==== PROVIDED MATERIAL ====

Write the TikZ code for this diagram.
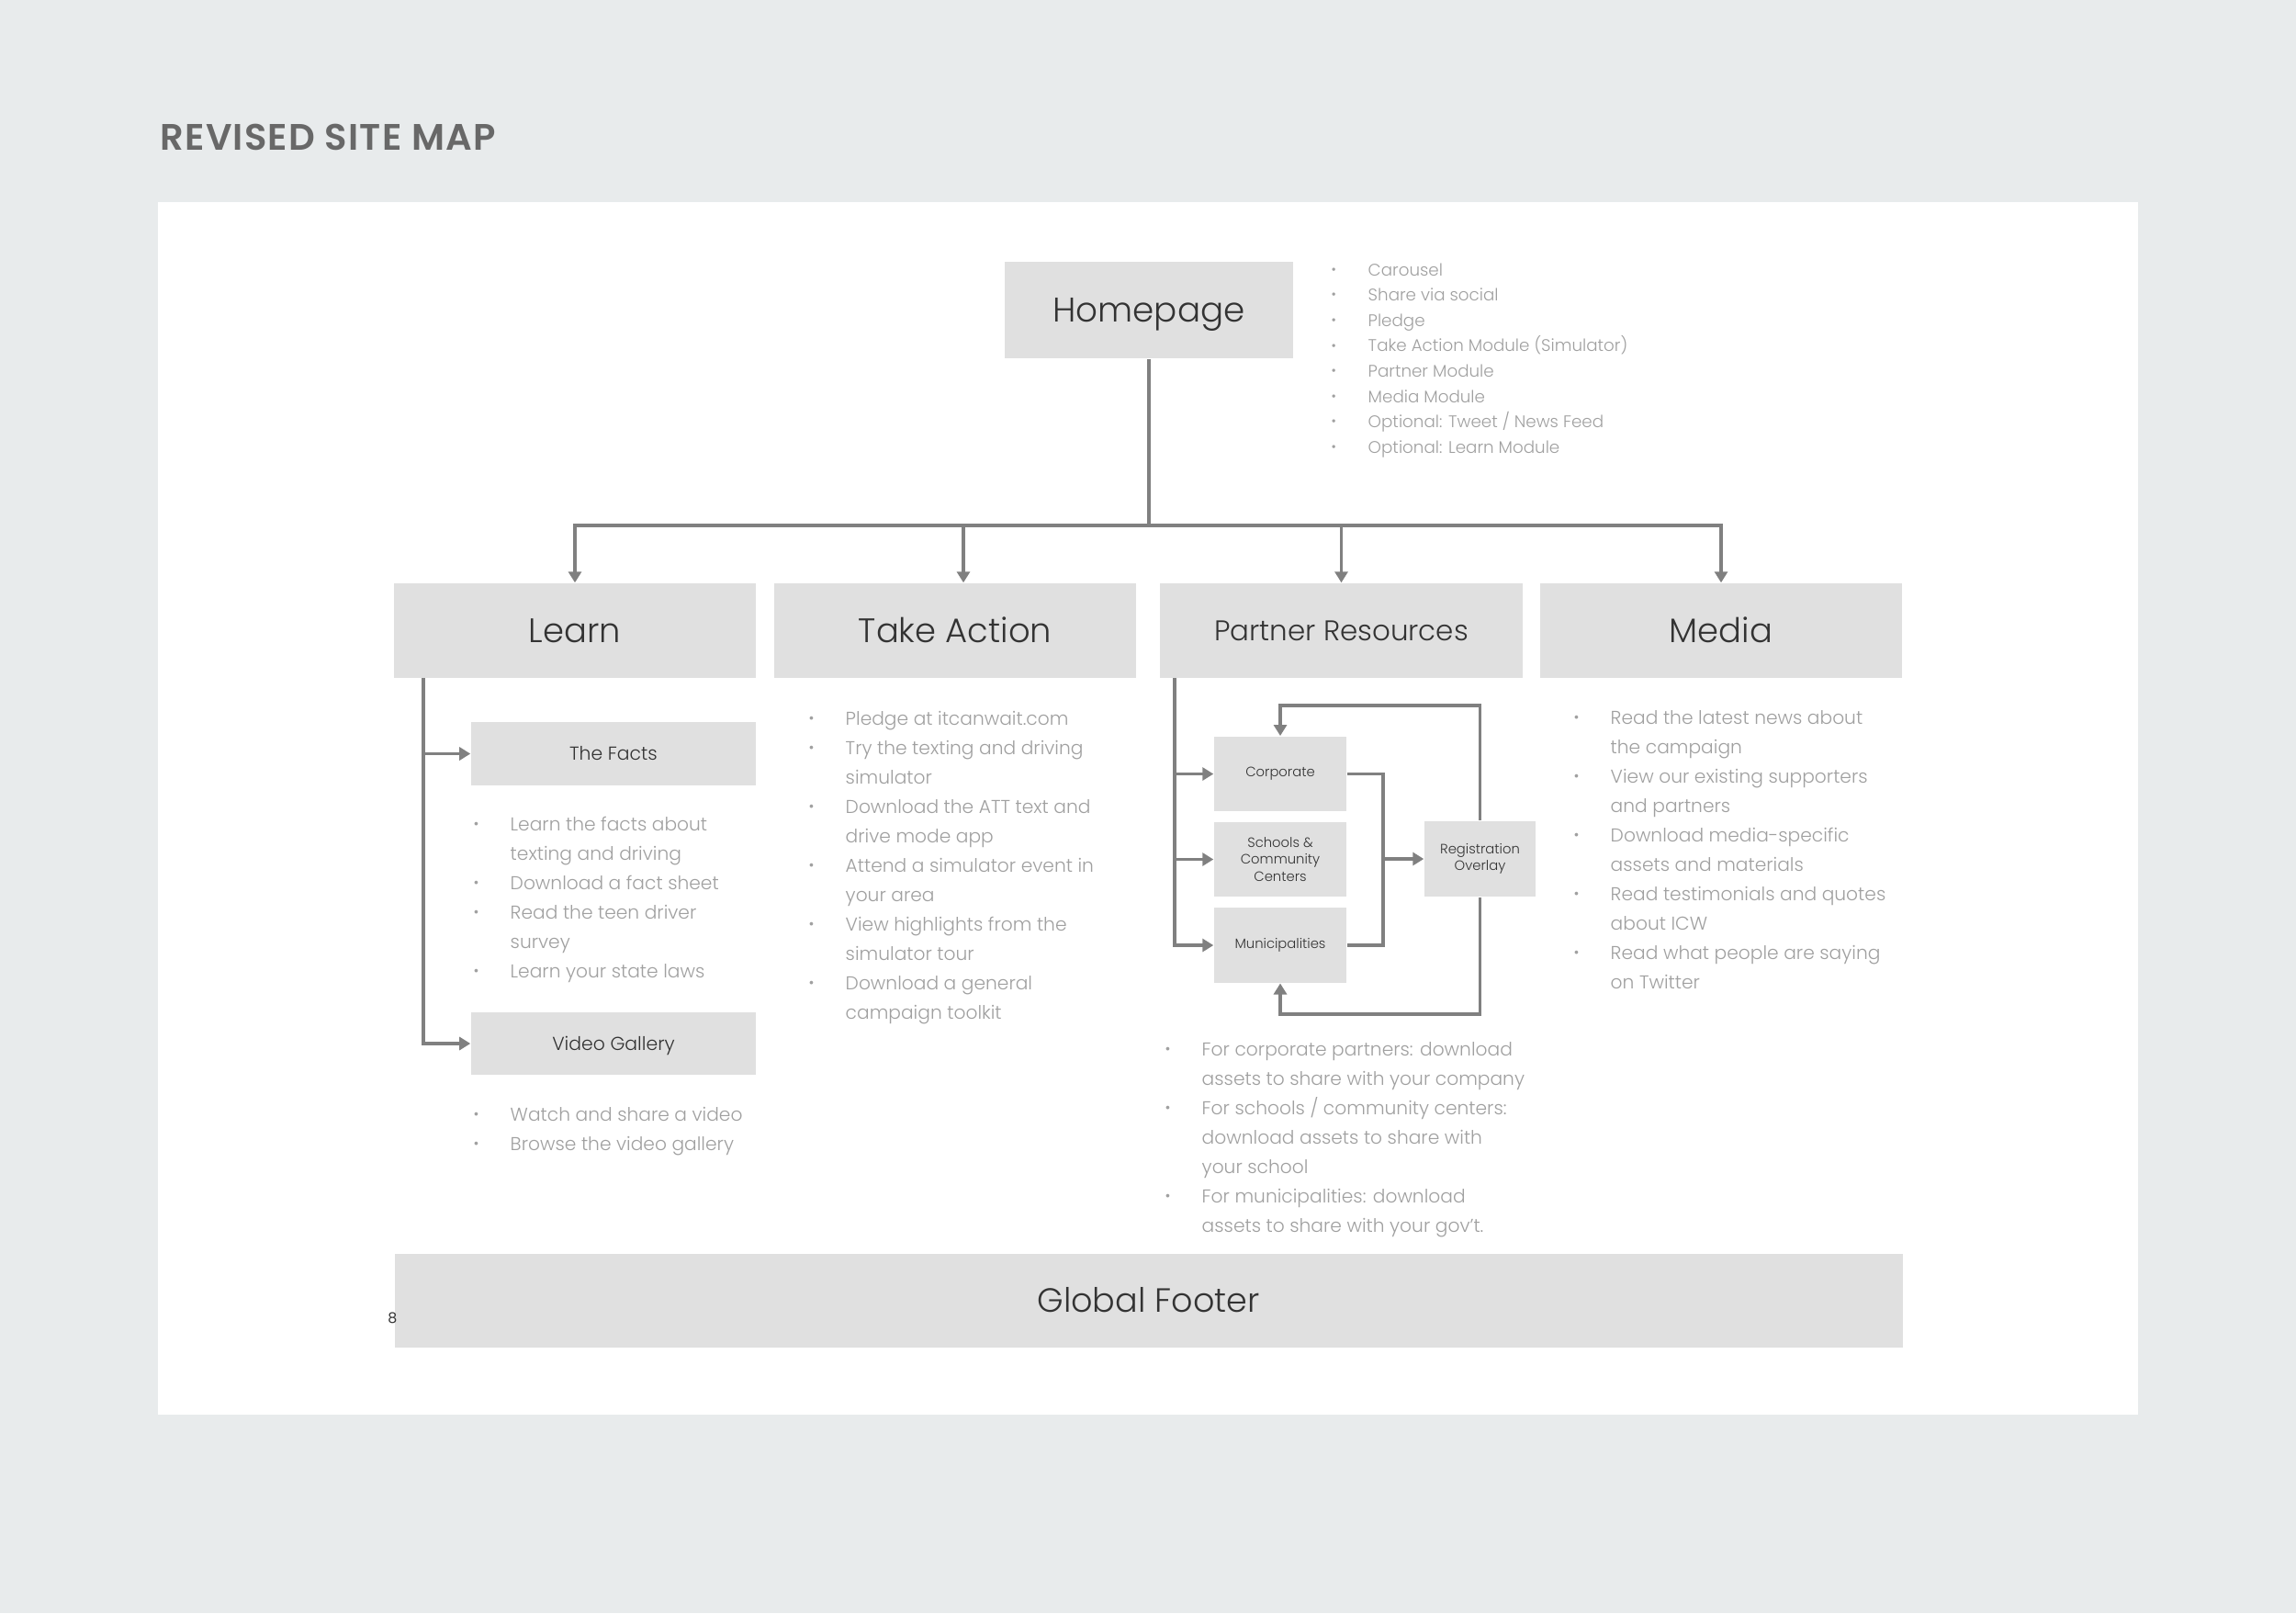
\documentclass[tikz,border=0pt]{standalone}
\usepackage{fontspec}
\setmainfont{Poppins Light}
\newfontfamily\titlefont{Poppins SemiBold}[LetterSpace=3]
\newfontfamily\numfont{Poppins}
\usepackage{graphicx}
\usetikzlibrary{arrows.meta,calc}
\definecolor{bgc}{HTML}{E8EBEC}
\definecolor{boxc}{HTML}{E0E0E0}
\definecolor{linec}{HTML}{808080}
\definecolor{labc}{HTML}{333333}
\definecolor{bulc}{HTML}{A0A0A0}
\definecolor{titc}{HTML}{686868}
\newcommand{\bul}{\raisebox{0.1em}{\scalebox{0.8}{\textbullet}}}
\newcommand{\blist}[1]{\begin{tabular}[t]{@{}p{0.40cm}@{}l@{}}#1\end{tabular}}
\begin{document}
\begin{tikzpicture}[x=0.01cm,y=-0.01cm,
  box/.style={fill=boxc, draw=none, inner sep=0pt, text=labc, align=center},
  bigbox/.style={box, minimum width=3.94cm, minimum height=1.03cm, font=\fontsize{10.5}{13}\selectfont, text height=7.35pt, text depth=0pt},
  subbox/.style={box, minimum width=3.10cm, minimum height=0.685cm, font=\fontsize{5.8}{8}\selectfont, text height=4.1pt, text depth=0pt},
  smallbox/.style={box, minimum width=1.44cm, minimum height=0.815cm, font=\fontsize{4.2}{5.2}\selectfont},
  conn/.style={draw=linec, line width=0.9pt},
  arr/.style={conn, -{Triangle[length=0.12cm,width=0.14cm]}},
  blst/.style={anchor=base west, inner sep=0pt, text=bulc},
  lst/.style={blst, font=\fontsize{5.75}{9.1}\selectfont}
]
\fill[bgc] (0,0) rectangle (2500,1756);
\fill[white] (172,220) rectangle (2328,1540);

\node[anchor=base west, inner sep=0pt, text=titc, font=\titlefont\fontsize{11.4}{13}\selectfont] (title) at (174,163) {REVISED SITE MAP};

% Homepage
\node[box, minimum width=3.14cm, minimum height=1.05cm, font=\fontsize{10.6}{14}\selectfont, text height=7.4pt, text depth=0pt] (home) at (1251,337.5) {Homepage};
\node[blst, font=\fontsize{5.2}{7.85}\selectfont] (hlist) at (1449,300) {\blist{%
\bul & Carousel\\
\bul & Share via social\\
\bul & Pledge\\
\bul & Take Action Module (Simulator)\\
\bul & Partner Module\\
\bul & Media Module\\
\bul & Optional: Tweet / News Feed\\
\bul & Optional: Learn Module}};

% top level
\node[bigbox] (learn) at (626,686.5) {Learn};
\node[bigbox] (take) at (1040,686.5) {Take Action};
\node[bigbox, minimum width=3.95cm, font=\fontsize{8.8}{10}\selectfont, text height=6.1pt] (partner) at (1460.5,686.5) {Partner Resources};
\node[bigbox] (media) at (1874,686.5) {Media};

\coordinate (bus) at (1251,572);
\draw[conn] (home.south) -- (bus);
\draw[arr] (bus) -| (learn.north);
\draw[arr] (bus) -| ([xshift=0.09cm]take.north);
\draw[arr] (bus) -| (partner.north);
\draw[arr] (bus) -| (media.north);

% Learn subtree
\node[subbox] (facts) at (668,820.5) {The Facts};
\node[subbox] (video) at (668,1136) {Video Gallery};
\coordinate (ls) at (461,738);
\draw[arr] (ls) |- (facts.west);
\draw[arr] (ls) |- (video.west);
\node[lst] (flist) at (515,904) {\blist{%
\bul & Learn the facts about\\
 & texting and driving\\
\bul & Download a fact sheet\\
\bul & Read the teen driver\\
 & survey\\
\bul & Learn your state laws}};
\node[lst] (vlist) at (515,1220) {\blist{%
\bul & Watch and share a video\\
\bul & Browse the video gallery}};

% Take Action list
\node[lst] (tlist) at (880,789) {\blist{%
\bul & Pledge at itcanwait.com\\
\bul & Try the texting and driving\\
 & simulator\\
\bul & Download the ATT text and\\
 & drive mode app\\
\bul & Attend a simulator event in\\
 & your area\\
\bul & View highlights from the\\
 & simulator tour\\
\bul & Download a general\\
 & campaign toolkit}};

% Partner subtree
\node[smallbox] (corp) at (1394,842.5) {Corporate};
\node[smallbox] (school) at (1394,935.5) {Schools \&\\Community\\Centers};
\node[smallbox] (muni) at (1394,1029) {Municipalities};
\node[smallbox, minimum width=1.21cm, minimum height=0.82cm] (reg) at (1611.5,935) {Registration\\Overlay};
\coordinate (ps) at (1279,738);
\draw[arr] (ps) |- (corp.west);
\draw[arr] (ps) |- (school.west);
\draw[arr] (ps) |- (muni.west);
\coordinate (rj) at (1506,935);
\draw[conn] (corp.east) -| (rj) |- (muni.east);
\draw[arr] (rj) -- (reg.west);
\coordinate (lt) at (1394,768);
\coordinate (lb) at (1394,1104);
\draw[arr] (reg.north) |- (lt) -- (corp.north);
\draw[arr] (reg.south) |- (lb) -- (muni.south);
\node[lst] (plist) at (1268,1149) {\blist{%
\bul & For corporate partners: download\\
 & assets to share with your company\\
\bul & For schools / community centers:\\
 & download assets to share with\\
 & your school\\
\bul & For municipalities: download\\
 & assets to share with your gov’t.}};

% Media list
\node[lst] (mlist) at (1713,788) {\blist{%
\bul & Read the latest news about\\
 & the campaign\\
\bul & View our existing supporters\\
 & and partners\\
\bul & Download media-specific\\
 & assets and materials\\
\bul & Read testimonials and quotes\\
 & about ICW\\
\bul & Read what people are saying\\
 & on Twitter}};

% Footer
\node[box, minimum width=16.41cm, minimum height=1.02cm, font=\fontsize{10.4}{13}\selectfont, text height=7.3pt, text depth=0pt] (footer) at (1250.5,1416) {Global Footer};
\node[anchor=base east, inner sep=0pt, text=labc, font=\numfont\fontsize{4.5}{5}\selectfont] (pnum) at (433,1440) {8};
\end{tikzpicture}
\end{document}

====

--- GIVEN TASK ---
Skipping the pictures, transcribe each line above exactly as it appears.

--- ANSWER IN FULL ---
Write the TikZ code for this diagram.
\documentclass[tikz,border=0pt]{standalone}
\usepackage{fontspec}
\setmainfont{Poppins Light}
\newfontfamily\titlefont{Poppins SemiBold}[LetterSpace=3]
\newfontfamily\numfont{Poppins}
\usepackage{graphicx}
\usetikzlibrary{arrows.meta,calc}
\definecolor{bgc}{HTML}{E8EBEC}
\definecolor{boxc}{HTML}{E0E0E0}
\definecolor{linec}{HTML}{808080}
\definecolor{labc}{HTML}{333333}
\definecolor{bulc}{HTML}{A0A0A0}
\definecolor{titc}{HTML}{686868}
\newcommand{\bul}{\raisebox{0.1em}{\scalebox{0.8}{\textbullet}}}
\newcommand{\blist}[1]{\begin{tabular}[t]{@{}p{0.40cm}@{}l@{}}#1\end{tabular}}
\begin{document}
\begin{tikzpicture}[x=0.01cm,y=-0.01cm,
  box/.style={fill=boxc, draw=none, inner sep=0pt, text=labc, align=center},
  bigbox/.style={box, minimum width=3.94cm, minimum height=1.03cm, font=\fontsize{10.5}{13}\selectfont, text height=7.35pt, text depth=0pt},
  subbox/.style={box, minimum width=3.10cm, minimum height=0.685cm, font=\fontsize{5.8}{8}\selectfont, text height=4.1pt, text depth=0pt},
  smallbox/.style={box, minimum width=1.44cm, minimum height=0.815cm, font=\fontsize{4.2}{5.2}\selectfont},
  conn/.style={draw=linec, line width=0.9pt},
  arr/.style={conn, -{Triangle[length=0.12cm,width=0.14cm]}},
  blst/.style={anchor=base west, inner sep=0pt, text=bulc},
  lst/.style={blst, font=\fontsize{5.75}{9.1}\selectfont}
]
\fill[bgc] (0,0) rectangle (2500,1756);
\fill[white] (172,220) rectangle (2328,1540);

\node[anchor=base west, inner sep=0pt, text=titc, font=\titlefont\fontsize{11.4}{13}\selectfont] (title) at (174,163) {REVISED SITE MAP};

% Homepage
\node[box, minimum width=3.14cm, minimum height=1.05cm, font=\fontsize{10.6}{14}\selectfont, text height=7.4pt, text depth=0pt] (home) at (1251,337.5) {Homepage};
\node[blst, font=\fontsize{5.2}{7.85}\selectfont] (hlist) at (1449,300) {\blist{%
\bul & Carousel\\
\bul & Share via social\\
\bul & Pledge\\
\bul & Take Action Module (Simulator)\\
\bul & Partner Module\\
\bul & Media Module\\
\bul & Optional: Tweet / News Feed\\
\bul & Optional: Learn Module}};

% top level
\node[bigbox] (learn) at (626,686.5) {Learn};
\node[bigbox] (take) at (1040,686.5) {Take Action};
\node[bigbox, minimum width=3.95cm, font=\fontsize{8.8}{10}\selectfont, text height=6.1pt] (partner) at (1460.5,686.5) {Partner Resources};
\node[bigbox] (media) at (1874,686.5) {Media};

\coordinate (bus) at (1251,572);
\draw[conn] (home.south) -- (bus);
\draw[arr] (bus) -| (learn.north);
\draw[arr] (bus) -| ([xshift=0.09cm]take.north);
\draw[arr] (bus) -| (partner.north);
\draw[arr] (bus) -| (media.north);

% Learn subtree
\node[subbox] (facts) at (668,820.5) {The Facts};
\node[subbox] (video) at (668,1136) {Video Gallery};
\coordinate (ls) at (461,738);
\draw[arr] (ls) |- (facts.west);
\draw[arr] (ls) |- (video.west);
\node[lst] (flist) at (515,904) {\blist{%
\bul & Learn the facts about\\
 & texting and driving\\
\bul & Download a fact sheet\\
\bul & Read the teen driver\\
 & survey\\
\bul & Learn your state laws}};
\node[lst] (vlist) at (515,1220) {\blist{%
\bul & Watch and share a video\\
\bul & Browse the video gallery}};

% Take Action list
\node[lst] (tlist) at (880,789) {\blist{%
\bul & Pledge at itcanwait.com\\
\bul & Try the texting and driving\\
 & simulator\\
\bul & Download the ATT text and\\
 & drive mode app\\
\bul & Attend a simulator event in\\
 & your area\\
\bul & View highlights from the\\
 & simulator tour\\
\bul & Download a general\\
 & campaign toolkit}};

% Partner subtree
\node[smallbox] (corp) at (1394,842.5) {Corporate};
\node[smallbox] (school) at (1394,935.5) {Schools \&\\Community\\Centers};
\node[smallbox] (muni) at (1394,1029) {Municipalities};
\node[smallbox, minimum width=1.21cm, minimum height=0.82cm] (reg) at (1611.5,935) {Registration\\Overlay};
\coordinate (ps) at (1279,738);
\draw[arr] (ps) |- (corp.west);
\draw[arr] (ps) |- (school.west);
\draw[arr] (ps) |- (muni.west);
\coordinate (rj) at (1506,935);
\draw[conn] (corp.east) -| (rj) |- (muni.east);
\draw[arr] (rj) -- (reg.west);
\coordinate (lt) at (1394,768);
\coordinate (lb) at (1394,1104);
\draw[arr] (reg.north) |- (lt) -- (corp.north);
\draw[arr] (reg.south) |- (lb) -- (muni.south);
\node[lst] (plist) at (1268,1149) {\blist{%
\bul & For corporate partners: download\\
 & assets to share with your company\\
\bul & For schools / community centers:\\
 & download assets to share with\\
 & your school\\
\bul & For municipalities: download\\
 & assets to share with your gov’t.}};

% Media list
\node[lst] (mlist) at (1713,788) {\blist{%
\bul & Read the latest news about\\
 & the campaign\\
\bul & View our existing supporters\\
 & and partners\\
\bul & Download media-specific\\
 & assets and materials\\
\bul & Read testimonials and quotes\\
 & about ICW\\
\bul & Read what people are saying\\
 & on Twitter}};

% Footer
\node[box, minimum width=16.41cm, minimum height=1.02cm, font=\fontsize{10.4}{13}\selectfont, text height=7.3pt, text depth=0pt] (footer) at (1250.5,1416) {Global Footer};
\node[anchor=base east, inner sep=0pt, text=labc, font=\numfont\fontsize{4.5}{5}\selectfont] (pnum) at (433,1440) {8};
\end{tikzpicture}
\end{document}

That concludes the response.